Documentaire sur Arte à 22 H 10

« The Train » (1975) - Romare Bearden | © Les Films d'Ici

Le regard que portent les Américains sur l’art noir a mis du temps pour évoluer. Pendant près de quatre-vingts ans, les musées lui ont fermé leurs portes, refusant de le voir ou de le considérer comme tel. Au « pays de la liberté », où, sur les 800 personnes déjà tuées en 2016 par la police, 33 % étaient des hommes noirs âgés entre 18 et 34 ans (ils constituent 12,6 % de la population), c’est cette longue histoire, cette longue marche, que raconte Noire est la couleur, une enquête très fouillée que propose Arte.

Comment définir une peinture noire ? Quel regard sur le monde ont porté ses artistes et qu’est-ce qui permet de les distinguer des autres peintres ? « Je pense que les premiers artistes avaient une obligation de lutter contre un torrent d’images négatives diffusées sur des affiches, des cartes postales, des bibelots ou des jouets, explique Richard Powell, historien de l’art à l’université Duke (Caroline du Nord). Ils devaient être à contre-courant de toute la culture populaire. »

La reconnaissance de l’art noir aux Etats-Unis est une histoire d’émancipation. Elle commence en 1865, date de la fin de l’esclavage aux Etats-Unis. L’art afro-américain va naître à cette période autour d’enjeux essentiellement politiques, comme le montre la sculpture Forever Free (« Libre pour toujours »), d’Edmonia Lewis. Cette œuvre en marbre blanc, qui montre un couple affranchi brisant ses chaînes, est la première d’une femme noire américaine. Elle est optimiste, mais à tort. Celles qui suivront le seront beaucoup moins, notamment lorsqu’à la fin du siècle les droits octroyés seront repris. Car après l’abolition viendra le temps de la ségrégation.

L’art noir apprécié et recherché

Avec leurs œuvres, les artistes noirs vont devoir rassurer, éduquer la société. En peignant La Leçon de banjo, qui montre un fils assis sur les genoux de son père en train d’apprendre à jouer de l’instrument, Henry Ossawa Tanner va montrer que les familles noires sont comme les autres. Elles ont des valeurs familiales et les traditions se transmettent. Au gré des périodes, l’art afro-américain se fera plus politique lorsqu’il dénoncera l’invisibilité des soldats noirs sur le champ de bataille, comme dans l’œuvre d’Horace Pippin, parti combattre en Europe. Sa toile The End of War (« La fin de la guerre ») fait apparaître des soldats blancs les bras au ciel, tandis que les Noirs, presque invisibles tant ils se confondent avec le paysage, gardent leurs armes à la main.

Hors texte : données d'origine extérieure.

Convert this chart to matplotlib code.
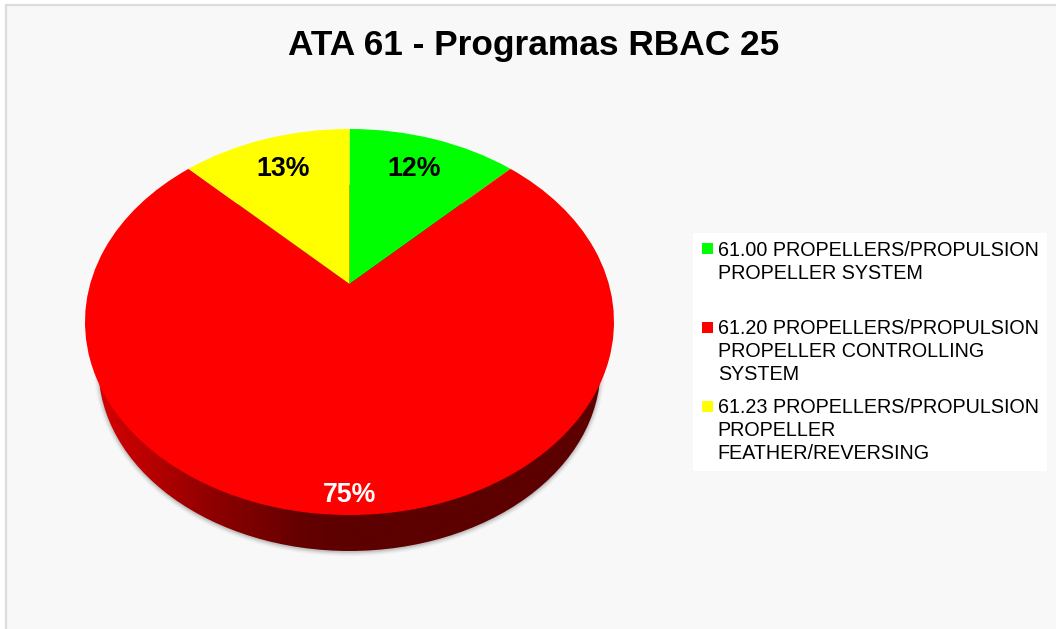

Le documentaire met toujours en parallèle l’évolution de l’art afro-américain avec les faits historiques. En 1939, il rappelle par exemple que Billie Holiday fut la première à chanter Strange Fruit (« Fruit étrange »), pour dénoncer le lynchage des Noirs par le Ku Klux Klan.

Un siècle est passé et l’art noir est aujourd’hui apprécié, recherché. Jean-Michel Basquiat (1960-1988) n’est plus le seul artiste africain-américain à être entré de son vivant dans les musées et les galeries prestigieuses. Les artistes Ellen Gallagher et Whitfield Lovell lui ont emboîté le pas. « Mais je ne crois pas avoir rencontré, parmi les artistes blancs que je connais, quelqu’un qui aurait ressenti le besoin de faire une œuvre qui parle de la condition blanche, affirme ce dernier. Ces gens peuvent simplement se contenter de faire de l’art. »

Noire est la couleur, de Jacques Goldstein (Fr., 2016, 55 min).